Results of the stress tests imposed on European Union banks should be completely transparent to help boost confidence in the bloc's economy, the EU's monetary affairs chief said on Monday.

EU government leaders said last month they would disclose the results of stress tests on the region's banks but left many questions unanswered as to how testing would work.

The results, which policymakers hope will reassure investors that EU banks are sound and boost fragile market confidence in the EU economy, are to be released around July 23.

With financial markers unsure what exactly will be published, EU Monetary Commissioner Olli Rehn said the results should be fully transparent.

The (European) Commission is in favor of full transparency and advocated the extension of bank stress tests and the publication of the results by the end of July, Rehn told European parliamentarians.

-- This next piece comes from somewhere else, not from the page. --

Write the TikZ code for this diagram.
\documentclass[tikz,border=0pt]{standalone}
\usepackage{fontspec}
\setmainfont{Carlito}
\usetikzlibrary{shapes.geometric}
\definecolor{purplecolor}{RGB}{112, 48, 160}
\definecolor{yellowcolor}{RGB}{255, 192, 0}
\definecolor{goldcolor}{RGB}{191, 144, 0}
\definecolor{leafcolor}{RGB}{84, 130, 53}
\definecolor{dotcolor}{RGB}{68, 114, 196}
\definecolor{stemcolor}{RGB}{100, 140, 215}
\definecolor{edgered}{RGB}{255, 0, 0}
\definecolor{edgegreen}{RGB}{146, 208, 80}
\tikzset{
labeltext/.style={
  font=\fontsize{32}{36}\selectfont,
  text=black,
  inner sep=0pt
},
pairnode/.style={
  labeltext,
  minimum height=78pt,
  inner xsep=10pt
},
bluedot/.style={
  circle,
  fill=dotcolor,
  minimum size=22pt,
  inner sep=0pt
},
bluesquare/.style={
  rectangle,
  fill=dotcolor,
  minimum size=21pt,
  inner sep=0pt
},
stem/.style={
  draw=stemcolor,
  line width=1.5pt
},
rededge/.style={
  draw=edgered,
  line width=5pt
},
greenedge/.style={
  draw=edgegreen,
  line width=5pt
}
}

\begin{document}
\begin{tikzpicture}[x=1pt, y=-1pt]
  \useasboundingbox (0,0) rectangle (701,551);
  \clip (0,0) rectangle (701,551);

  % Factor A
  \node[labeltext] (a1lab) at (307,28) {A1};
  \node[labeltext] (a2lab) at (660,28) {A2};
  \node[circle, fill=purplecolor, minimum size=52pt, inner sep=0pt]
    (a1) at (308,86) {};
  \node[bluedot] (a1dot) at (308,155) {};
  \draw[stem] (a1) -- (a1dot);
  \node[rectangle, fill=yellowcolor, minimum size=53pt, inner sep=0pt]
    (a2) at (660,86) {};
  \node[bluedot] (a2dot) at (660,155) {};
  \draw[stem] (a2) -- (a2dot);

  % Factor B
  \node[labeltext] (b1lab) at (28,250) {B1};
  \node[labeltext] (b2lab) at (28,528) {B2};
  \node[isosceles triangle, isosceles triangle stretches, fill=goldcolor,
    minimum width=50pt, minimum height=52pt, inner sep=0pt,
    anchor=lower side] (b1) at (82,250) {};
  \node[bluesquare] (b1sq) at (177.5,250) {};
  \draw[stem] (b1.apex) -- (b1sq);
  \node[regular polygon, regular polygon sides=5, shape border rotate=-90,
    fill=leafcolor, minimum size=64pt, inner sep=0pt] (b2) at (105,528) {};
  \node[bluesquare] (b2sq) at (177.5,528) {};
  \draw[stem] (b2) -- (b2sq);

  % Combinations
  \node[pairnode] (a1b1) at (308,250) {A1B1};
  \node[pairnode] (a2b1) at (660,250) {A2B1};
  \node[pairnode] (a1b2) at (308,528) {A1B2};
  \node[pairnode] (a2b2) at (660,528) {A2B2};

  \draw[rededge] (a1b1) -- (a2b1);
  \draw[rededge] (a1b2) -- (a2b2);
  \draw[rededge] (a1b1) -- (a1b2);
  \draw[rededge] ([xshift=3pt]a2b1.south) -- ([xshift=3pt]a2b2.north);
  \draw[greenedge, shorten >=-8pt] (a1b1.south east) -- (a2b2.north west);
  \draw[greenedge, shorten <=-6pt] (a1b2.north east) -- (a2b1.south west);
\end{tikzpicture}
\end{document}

This will help reduce uncertainty and restore confidence. The doubts about the health of the European banks need to be dispelled, which is why the stress tests are so important.

Details of what will be published is expected to be finalized on July 12-13 when euro zone and EU finance ministers meet in Brussels.

Some investors are concerned that the tests will be fudged or the complete results not published.

Partly as a result of this uncertainly, European bank shares were among the top losers on markets on Monday, with Barclays , Lloyds , Royal Bank of Scotland and Credit Agricole down.

French Economy Minister Christine Lagarde has said the stress-test results will show that banks in Europe are solid.

But German magazine Der Spiegel reported on Saturday that European regulators were opposed to including a sovereign default scenario in the tests.

Rehn also said that fears about a double-dip recession in the euro zone and elsewhere were exaggerated.

The underlying basic trend in the real economy is clearly upwards, he said.

He repeated that euro zone countries needed austerity measures to regain credibility with investors, despite fears of some economists and politicians that this would stifle recovery from the worst economic crisis in decades.

Rehn added that the euro zone should promptly launch its emergency aid mechanism, worth 440 billion euros ($590 billion), due to be set up to prevent the debt crisis from spreading from Greece to other euro zone countries.

Slovakia's balking at signing off a framework needed to launch the fund, following national elections in the euro zone's new member state, are partly responsible for the delay.

In my view, our immediate priority should be to make the newly established and temporary European Financial Stability Facility operational, Rehn said.